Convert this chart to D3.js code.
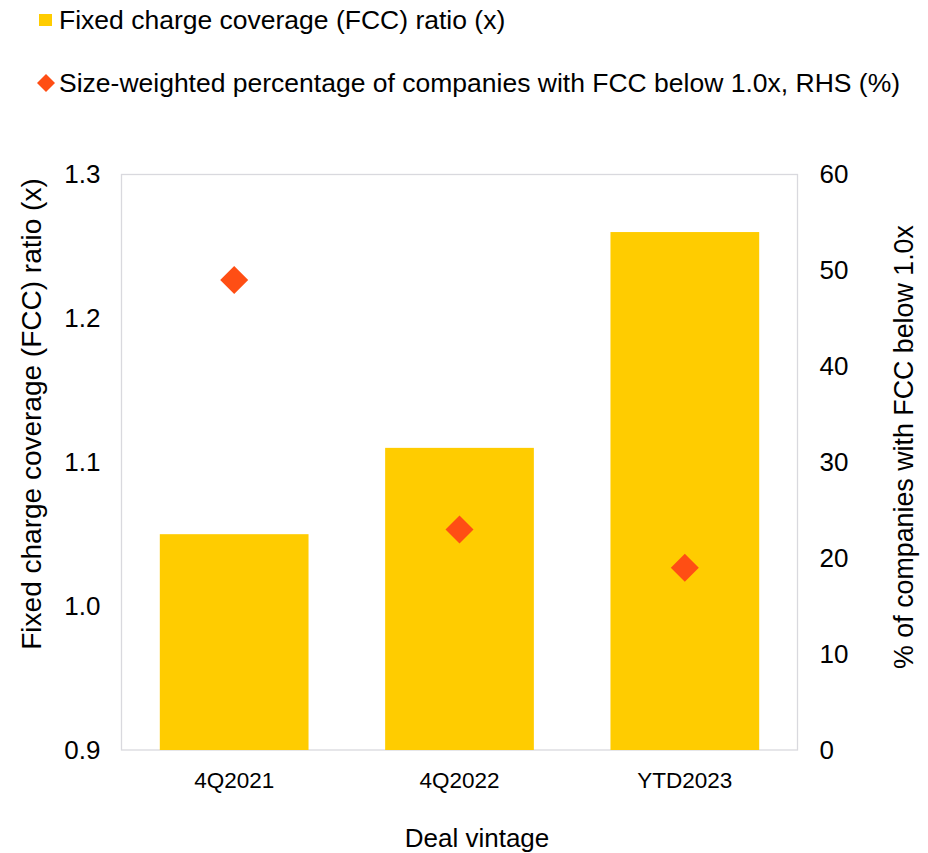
<!DOCTYPE html>
<html>
<head>
<meta charset="utf-8">
<script src="https://cdn.jsdelivr.net/npm/d3@7"></script>
<style>
  html, body { margin: 0; padding: 0; background: #fff; }
  svg { display: block; font-family: "Liberation Sans", Arial, sans-serif; }
</style>
</head>
<body>
<svg id="chart" width="928" height="853"></svg>
<script>
// Deal vintages and their metrics
const categories = ["4Q2021", "4Q2022", "YTD2023"];
const fccRatio = [1.05, 1.11, 1.26];          // bars, left axis (x)
const pctBelowOne = [49, 23, 19];             // diamonds, right axis (%)
const leftTicks = [0.9, 1.0, 1.1, 1.2, 1.3];
const rightTicks = [0, 10, 20, 30, 40, 50, 60];

const barColor = "#FFCC00";
const markerColor = "#FF4E14";
const frameColor = "#D9D9DE";
const textColor = "#000";
const fontFamily = "Liberation Sans, Arial, sans-serif";

const svg = d3.select("#chart");
const plot = { left: 121.5, right: 797.5, top: 174.5, bottom: 750 };

const x = d3.scaleBand()
  .domain(categories)
  .range([plot.left, plot.right])
  .paddingInner(0.34)
  .paddingOuter(0.17);

const yL = d3.scaleLinear().domain([0.9, 1.3]).range([plot.bottom, plot.top]);
const yR = d3.scaleLinear().domain([0, 60]).range([plot.bottom, plot.top]);

// Plot frame
svg.append("rect")
  .attr("x", plot.left).attr("y", plot.top)
  .attr("width", plot.right - plot.left)
  .attr("height", plot.bottom - plot.top)
  .attr("fill", "none")
  .attr("stroke", frameColor)
  .attr("stroke-width", 1.3);

// Bars
svg.append("g").selectAll("rect")
  .data(categories)
  .join("rect")
  .attr("x", d => x(d))
  .attr("width", x.bandwidth())
  .attr("y", (d, i) => yL(fccRatio[i]))
  .attr("height", (d, i) => yL(0.9) - yL(fccRatio[i]))
  .attr("fill", barColor);

// Diamond markers
const diamond = d3.symbol().type(d3.symbolSquare).size(392);
svg.append("g").selectAll("path")
  .data(categories)
  .join("path")
  .attr("d", diamond)
  .attr("transform", (d, i) => `translate(${x(d) + x.bandwidth() / 2},${yR(pctBelowOne[i])}) rotate(45)`)
  .attr("fill", markerColor);

// Left axis
const axisL = svg.append("g")
  .attr("transform", `translate(${plot.left},0)`)
  .call(d3.axisLeft(yL).tickValues(leftTicks).tickFormat(d3.format(".1f")).tickSize(0).tickPadding(21));
axisL.select(".domain").remove();
axisL.selectAll("text").attr("font-size", 26).attr("fill", textColor).attr("font-family", fontFamily);

// Right axis
const axisR = svg.append("g")
  .attr("transform", `translate(${plot.right},0)`)
  .call(d3.axisRight(yR).tickValues(rightTicks).tickSize(0).tickPadding(22));
axisR.select(".domain").remove();
axisR.selectAll("text").attr("font-size", 26).attr("fill", textColor).attr("font-family", fontFamily);

// Category axis
const axisB = svg.append("g")
  .attr("transform", `translate(0,${plot.bottom})`)
  .call(d3.axisBottom(x).tickSize(0).tickPadding(22));
axisB.select(".domain").remove();
axisB.selectAll("text").attr("font-size", 22.5).attr("fill", textColor).attr("font-family", fontFamily);

// Axis titles
svg.append("text")
  .attr("transform", `translate(41,414) rotate(-90)`)
  .attr("text-anchor", "middle")
  .attr("font-size", 28)
  .attr("fill", textColor)
  .text("Fixed charge coverage (FCC) ratio (x)");

svg.append("text")
  .attr("transform", `translate(913,447) rotate(-90)`)
  .attr("text-anchor", "middle")
  .attr("font-size", 26.8)
  .attr("fill", textColor)
  .text("% of companies with FCC below 1.0x");

svg.append("text")
  .attr("x", 477)
  .attr("y", 847)
  .attr("text-anchor", "middle")
  .attr("font-size", 26)
  .attr("fill", textColor)
  .text("Deal vintage");

// Legend
const legend = svg.append("g");
legend.append("rect")
  .attr("x", 39).attr("y", 14).attr("width", 13).attr("height", 12)
  .attr("fill", barColor);
legend.append("text")
  .attr("x", 59).attr("y", 29)
  .attr("font-size", 26.5)
  .attr("fill", textColor)
  .text("Fixed charge coverage (FCC) ratio (x)");

legend.append("path")
  .attr("d", d3.symbol().type(d3.symbolSquare).size(162))
  .attr("transform", "translate(46,83) rotate(45)")
  .attr("fill", markerColor);
legend.append("text")
  .attr("x", 59).attr("y", 92)
  .attr("font-size", 26.5)
  .attr("fill", textColor)
  .text("Size-weighted percentage of companies with FCC below 1.0x, RHS (%)");
</script>
</body>
</html>
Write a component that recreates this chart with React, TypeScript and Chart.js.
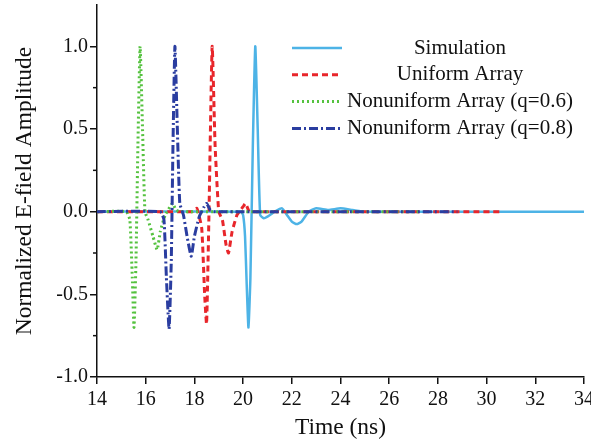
import React, { useEffect, useRef } from "react";
import { Chart, registerables } from "chart.js";
Chart.register(...registerables);

// ---- data ----
const simT = [14, 19.9, 20.0, 20.08, 20.15, 20.22, 20.3, 20.4, 20.5, 20.6, 20.7, 20.85, 21.0, 21.3, 21.6, 21.8, 22.0, 22.2, 22.4, 22.7, 23.0, 23.5, 24.0, 24.5, 25.0, 34];
const simV = [0, 0, -0.02, -0.15, -0.45, -0.7, -0.4, 0.4, 1.0, 0.5, -0.02, -0.04, -0.03, 0.0, 0.02, -0.02, -0.06, -0.075, -0.06, 0.0, 0.02, 0.01, 0.02, 0.01, 0, 0];

const uniT = [14, 17.9, 18.1, 18.3, 18.42, 18.5, 18.6, 18.73, 18.85, 19.0, 19.15, 19.3, 19.4, 19.55, 19.75, 20.0, 20.1, 20.25, 20.4, 30.6];
const uniV = [0, 0, 0.02, -0.1, -0.5, -0.68, 0.0, 1.0, 0.4, 0.0, -0.05, -0.2, -0.25, -0.12, -0.02, 0.03, 0.05, 0.0, 0, 0];

const q6T = [14, 15.2, 15.35, 15.45, 15.52, 15.6, 15.68, 15.77, 15.87, 15.97, 16.1, 16.3, 16.47, 16.6, 16.8, 17.0, 17.1, 17.25, 17.4, 27.3];
const q6V = [0, 0, -0.05, -0.4, -0.7, -0.3, 0.4, 1.0, 0.5, 0.0, -0.05, -0.15, -0.23, -0.12, -0.02, 0.03, 0.05, 0.01, 0, 0];

const q8T = [14, 16.6, 16.75, 16.85, 16.96, 17.05, 17.12, 17.2, 17.3, 17.4, 17.55, 17.7, 17.87, 18.0, 18.2, 18.4, 18.5, 18.65, 18.8, 28.8];
const q8V = [0, 0, -0.05, -0.4, -0.71, -0.3, 0.4, 1.0, 0.5, 0.05, -0.02, -0.15, -0.27, -0.15, -0.03, 0.03, 0.05, 0.01, 0, 0];

const seriesNames = ["Simulation", "Uniform Array", "Nonuniform Array (q=0.6)", "Nonuniform Array (q=0.8)"];
const xTicks = [14, 16, 18, 20, 22, 24, 26, 28, 30, 32, 34];
const yTicks = [-1.0, -0.5, 0.0, 0.5, 1.0];
const yMinorTicks = [-0.75, -0.25, 0.25, 0.75];

const FONT = "'Liberation Serif', 'Times New Roman', serif";

const toPts = (t: number[], v: number[]) => t.map((x, i) => ({ x, y: v[i] }));

const legendPlugin = {
  id: "customLegend",
  afterDatasetsDraw(chart: any) {
    const ctx = chart.ctx;
    const ds = chart.data.datasets;
    ctx.save();
    ds.forEach((d: any, i: number) => {
      const y = 48 + i * 26.8;
      ctx.beginPath();
      ctx.strokeStyle = d.borderColor;
      ctx.lineWidth = d.borderWidth;
      ctx.setLineDash(d.borderDash || []);
      ctx.moveTo(292, y);
      ctx.lineTo(342, y);
      ctx.stroke();
      ctx.setLineDash([]);
      ctx.fillStyle = "#111";
      ctx.font = `21px ${FONT}`;
      ctx.textAlign = "center";
      ctx.textBaseline = "middle";
      ctx.fillText(d.label, 460, y);
    });
    ctx.restore();
  },
};

const minorTickPlugin = {
  id: "minorTicks",
  afterDraw(chart: any) {
    const ctx = chart.ctx;
    const ys = chart.scales.y;
    const left = chart.chartArea.left;
    ctx.save();
    ctx.strokeStyle = "#111";
    ctx.lineWidth = 1.5;
    yMinorTicks.forEach((v) => {
      const py = ys.getPixelForValue(v);
      ctx.beginPath();
      ctx.moveTo(left - 4, py);
      ctx.lineTo(left, py);
      ctx.stroke();
    });
    ctx.restore();
  },
};

export default function App() {
  const ref = useRef<HTMLCanvasElement | null>(null);
  useEffect(() => {
    if (!ref.current) return;
    const chart = new Chart(ref.current, {
      type: "line",
      data: {
        datasets: [
          { label: seriesNames[0], data: toPts(simT, simV), borderColor: "#4db3e6", borderWidth: 2.5, pointRadius: 0, tension: 0.15, order: 3 },
          { label: seriesNames[1], data: toPts(uniT, uniV), borderColor: "#e8262b", borderWidth: 3, borderDash: [6, 4], pointRadius: 0, tension: 0.15, order: 2 },
          { label: seriesNames[2], data: toPts(q6T, q6V), borderColor: "#55c23f", borderWidth: 3, borderDash: [2, 3], pointRadius: 0, tension: 0.15, order: 1 },
          { label: seriesNames[3], data: toPts(q8T, q8V), borderColor: "#2a3da0", borderWidth: 3, borderDash: [9, 3, 2, 3], pointRadius: 0, tension: 0.15, order: 0 },
        ],
      },
      options: {
        responsive: false,
        animation: false,
        layout: { padding: { top: 5, right: 7, left: 0, bottom: 0 } },
        plugins: { legend: { display: false }, tooltip: { enabled: false } },
        scales: {
          x: {
            type: "linear",
            min: 14,
            max: 34,
            afterBuildTicks: (s: any) => { s.ticks = xTicks.map((v) => ({ value: v })); },
            afterFit: (s: any) => { s.height = 65; s.paddingLeft = 0; s.paddingRight = 0; },
            grid: { display: true, drawOnChartArea: false, drawTicks: true, tickLength: 7, color: "#111", lineWidth: 1.5 },
            border: { display: true, color: "#111", width: 1.5 },
            ticks: { color: "#111", font: { family: FONT, size: 20 }, padding: 4, maxRotation: 0, autoSkip: false, callback: (v: any) => String(v) },
            title: { display: true, text: "Time (ns)", color: "#111", font: { family: FONT, size: 23.5 }, padding: { top: 5, bottom: 0 } },
          },
          y: {
            min: -1,
            max: 1.25,
            afterBuildTicks: (s: any) => { s.ticks = yTicks.map((v) => ({ value: v })); },
            afterFit: (s: any) => { s.width = 97; s.paddingTop = 0; s.paddingBottom = 0; },
            grid: { display: true, drawOnChartArea: false, drawTicks: true, tickLength: 7, color: "#111", lineWidth: 1.5 },
            border: { display: true, color: "#111", width: 1.5 },
            ticks: { color: "#111", font: { family: FONT, size: 20 }, padding: 2, autoSkip: false, callback: (v: any) => Number(v).toFixed(1) },
            title: { display: true, text: "Normalized E-field Amplitude", color: "#111", font: { family: FONT, size: 23.5 }, padding: { top: 11, bottom: 0 } },
          },
        },
      },
      plugins: [legendPlugin, minorTickPlugin],
    });
    return () => chart.destroy();
  }, []);
  return (
    <div style={{ position: "fixed", left: 0, top: 0, width: 591, height: 442, background: "#fff" }}>
      <canvas ref={ref} width={591} height={442} />
    </div>
  );
}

YOUR TASK: Return the lines exactly as they stand, from the start of the entries through the line holding "const rightTicks = [0, 10, 20, 30, 40, 50, 60];"; omit the pictures.

OUTPUT FOR THIS TASK:
Convert this chart to D3.js code.
<!DOCTYPE html>
<html>
<head>
<meta charset="utf-8">
<script src="https://cdn.jsdelivr.net/npm/d3@7"></script>
<style>
  html, body { margin: 0; padding: 0; background: #fff; }
  svg { display: block; font-family: "Liberation Sans", Arial, sans-serif; }
</style>
</head>
<body>
<svg id="chart" width="928" height="853"></svg>
<script>
// Deal vintages and their metrics
const categories = ["4Q2021", "4Q2022", "YTD2023"];
const fccRatio = [1.05, 1.11, 1.26];          // bars, left axis (x)
const pctBelowOne = [49, 23, 19];             // diamonds, right axis (%)
const leftTicks = [0.9, 1.0, 1.1, 1.2, 1.3];
const rightTicks = [0, 10, 20, 30, 40, 50, 60];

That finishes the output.